There was an excellent article at Dark Reading the other day about data leaks focusing on insider threats. It did all the right things by pointing out “insiders have access to critical company information, and there are dozens of ways for them to steal it” and “these attacks can have significant impact” even though “insider threats represent only a fraction of all attacks–just 4%, according to Verizon’s 2012 Data Breach Investigations Report.” The article goes on to discuss how you can use gateways, DLP for at rest and in flight data, behavioral anomaly detection, and a few other technologies in a “layered approach using security controls at the network, host, and human levels.” I agree with every word.
Yet, there is one aspect of the controls that somehow escapes mention – letting a potentially powerful ally in this fight off the hook from any action. There is not one mention of proactive controls inside the applications and platforms that can be placed there by IAM. A great deal of insider access is inappropriate. Either it’s been accrued over time or granted as part of a lazy “make them look like that other person” approach to managing entitlements. And app-dev teams build their own version of security into each and every little application they pump out. They repeat mistakes, build silos, and fail to consume common data or correctly reflect corporate policies. If these problems with entitlement management and policy enforcement could be fixed at the application level, the threats any insider could pose would be proactively reduced by cutting off access to data they might try to steal in the first place. It’s even possible to design a system where the behavioral anomaly detection systems could be consulted before even handing data over to a user when some thresholds are breached during a transaction – in essence, catching the potential thief red handed.
Why do they get let off the hook?
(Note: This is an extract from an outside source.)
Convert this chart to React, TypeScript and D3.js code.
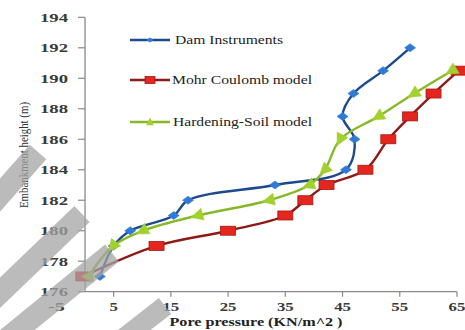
import React from "react";
import * as d3 from "d3";

// ---- data ----
const damX = [2.6, 5, 7.9, 15.5, 18, 33.2, 45.6, 47.1, 45, 46.9, 52.1, 56.8];
const damY = [177, 179, 180, 181, 182, 183, 184, 186, 187.5, 189, 190.5, 192];
const mohrX = [-0.3, 12.5, 25, 35, 38.5, 42.2, 49, 53, 56.8, 60.9, 65.3];
const mohrY = [177, 179, 180, 181, 182, 183, 184, 186, 187.5, 189, 190.5];
const hsX = [0.6, 4.9, 10.1, 19.7, 32.2, 39.2, 41.9, 44.6, 51.3, 57.5, 64.1];
const hsY = [177, 179, 180, 181, 182, 183, 184, 186, 187.5, 189, 190.5];
const xTickLabels = [-5, 5, 15, 25, 35, 45, 55, 65];
const yTickLabels = [176, 178, 180, 182, 184, 186, 188, 190, 192, 194];
const seriesNames = ["Dam Instruments", "Mohr Coulomb model", "Hardening-Soil model"];

// decorative watermark stripes (start, end, width)
const stripes = [
  [-15, 212, 38, 152, 22],
  [-20, 312, 82, 214, 22],
  [5, 340, 112, 253, 22],
  [115, 345, 165, 306, 20],
];

const W = 465;
const H = 330;
const SERIF = "Liberation Serif, Times New Roman, DejaVu Serif, serif";

export default function App() {
  const x = d3.scaleLinear().domain([-5, 65]).range([56.4, 457]);
  const y = d3.scaleLinear().domain([176, 194]).range([291.7, 17.3]);
  const line = d3
    .line<[number, number]>()
    .x((d) => x(d[0]))
    .y((d) => y(d[1]))
    .curve(d3.curveCatmullRom.alpha(0.5));

  const dam = damX.map((v, i) => [v, damY[i]] as [number, number]);
  const mohr = mohrX.map((v, i) => [v, mohrY[i]] as [number, number]);
  const hs = hsX.map((v, i) => [v, hsY[i]] as [number, number]);

  const blueLine = "#1d4a8c";
  const blueFill = "#2f7ad6";
  const redLine = "#8e1a18";
  const redFill = "#e5261f";
  const greenLine = "#86b928";
  const greenFill = "#a2d12e";
  const axisCol = "#8a8a8a";
  const ts = { fontFamily: SERIF };

  const tri = (cx: number, cy: number, ang: number, s: number) => {
    const pts = [
      [s * 0.65, 0],
      [-s * 0.45, -s * 0.55],
      [-s * 0.45, s * 0.55],
    ].map(([px, py]) => {
      const c = Math.cos(ang), sn = Math.sin(ang);
      return [cx + px * c - py * sn, cy + px * sn + py * c].join(",");
    });
    return pts.join(" ");
  };

  const x0 = x(0);
  const legendY = [40, 80, 122];

  return (
    <svg
      width={W}
      height={H}
      style={{ position: "absolute", left: 0, top: 0, background: "#fff" }}
    >
      <rect width={W} height={H} fill="#fff" />
      {/* axes */}
      <line x1={x0} x2={x0} y1={y(194)} y2={y(176)} stroke={axisCol} strokeWidth={1.3} />
      <line x1={x0} x2={x(65)} y1={y(176)} y2={y(176)} stroke={axisCol} strokeWidth={1.3} />
      {yTickLabels.map((t) => (
        <g key={"y" + t}>
          <line x1={x0 - 7} x2={x0} y1={y(t)} y2={y(t)} stroke={axisCol} strokeWidth={1.2} />
          <text
            x={68}
            y={y(t) + 4.3}
            textAnchor="end"
            fontSize={12.5}
            fontWeight="bold"
            fill="#3a3a3a"
            style={ts}
            textLength={28}
            lengthAdjust="spacingAndGlyphs"
          >
            {t}
          </text>
        </g>
      ))}
      {xTickLabels.map((t) => (
        <g key={"x" + t}>
          {t > 0 && (
            <line x1={x(t)} x2={x(t)} y1={y(176)} y2={y(176) + 5} stroke={axisCol} strokeWidth={1.2} />
          )}
          <text
            x={x(t)}
            y={311}
            textAnchor="middle"
            fontSize={12.5}
            fontWeight="bold"
            fill="#3a3a3a"
            style={ts}
            textLength={String(t).length * 8.4}
            lengthAdjust="spacingAndGlyphs"
          >
            {t}
          </text>
        </g>
      ))}
      <text
        x={256}
        y={326}
        textAnchor="middle"
        fontSize={11.5}
        fontWeight="bold"
        fill="#222"
        style={ts}
        textLength={173}
        lengthAdjust="spacingAndGlyphs"
      >
        Pore pressure (KN/m^2 )
      </text>
      <text
        transform="translate(28,155) rotate(-90)"
        textAnchor="middle"
        fontSize={12}
        fill="#333"
        style={ts}
        textLength={106}
        lengthAdjust="spacingAndGlyphs"
      >
        Embankment height (m)
      </text>

      {/* series lines */}
      <path d={line(mohr) || ""} fill="none" stroke={redLine} strokeWidth={2.4} />
      <path d={line(dam) || ""} fill="none" stroke={blueLine} strokeWidth={2.4} />
      <path d={line(hs) || ""} fill="none" stroke={greenLine} strokeWidth={2.4} />

      {/* markers */}
      {mohr.map((d, i) => (
        <rect
          key={"m" + i}
          x={x(d[0]) - 7.5}
          y={y(d[1]) - 4.5}
          width={15}
          height={9}
          fill={redFill}
          stroke="#a31812"
          strokeWidth={0.8}
        />
      ))}
      {dam.map((d, i) => {
        const cx = x(d[0]), cy = y(d[1]);
        return (
          <polygon
            key={"d" + i}
            points={`${cx},${cy - 4} ${cx + 5.5},${cy} ${cx},${cy + 4} ${cx - 5.5},${cy}`}
            fill={blueFill}
            stroke={blueFill}
            strokeWidth={0.6}
          />
        );
      })}
      {hs.map((d, i) => {
        const cx = x(d[0]), cy = y(d[1]);
        let ang = Math.PI;
        if (i > 0) {
          const p = hs[i - 1];
          ang = Math.atan2(y(p[1]) - cy, x(p[0]) - cx);
        }
        return <polygon key={"h" + i} points={tri(cx, cy, ang, 11)} fill={greenFill} stroke={greenFill} strokeWidth={0.5} />;
      })}

      {/* legend */}
      {seriesNames.map((name, i) => {
        const ly = legendY[i];
        const col = [blueLine, redLine, greenLine][i];
        const widths = [108, 140, 139];
        const tx = [175, 172, 173];
        return (
          <g key={"l" + i}>
            <line x1={130} x2={170} y1={ly} y2={ly} stroke={col} strokeWidth={2.4} />
            {i === 0 && (
              <polygon points={`150,${ly - 2.5} 153.5,${ly} 150,${ly + 2.5} 146.5,${ly}`} fill={blueFill} />
            )}
            {i === 1 && (
              <rect x={145} y={ly - 3.5} width={10} height={7} fill={redFill} stroke="#a31812" strokeWidth={0.8} />
            )}
            {i === 2 && <polygon points={tri(150, ly, -Math.PI / 2, 7)} fill={greenFill} />}
            <text
              x={tx[i]}
              y={ly + 4}
              fontSize={12}
              fill="#222"
              style={ts}
              textLength={widths[i]}
              lengthAdjust="spacingAndGlyphs"
            >
              {name}
            </text>
          </g>
        );
      })}

      {/* watermark stripes */}
      {stripes.map(([ax, ay, bx, by, w], i) => (
        <line
          key={"s" + i}
          x1={ax}
          y1={ay}
          x2={bx}
          y2={by}
          stroke="#a4a4a4"
          strokeOpacity={0.75}
          strokeWidth={w}
        />
      ))}
    </svg>
  );
}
Because it’s easier to build walls, post guards, and gather intelligence than it is to climb right inside of the applications and business processes to fix the root causes. It’s easier to move the levers you have direct control over in IT rather than sit with the business and have the value conversation to make them change things in the business. It’s cheaper now to do the perimeter changes, regardless of the payoff – or costs – later. Again, this is not to indict the content of the article. It was absolutely correct about how people can and very likely will choose to address these threats. But I think every knows there are other ways that don’t get discussed as much because they are harder. In his XKCD comic entitled “The General Problem,” Randall Munroe says it best: “I find that when someone’s taking time to do something right in the present, they’re a perfectionist with no ability to prioritize, whereas when someone took time to do something right in the past, they’re a master artisan of great foresight.” I think what we need right now are some master artisans who are willing to take the heat today for better security tomorrow.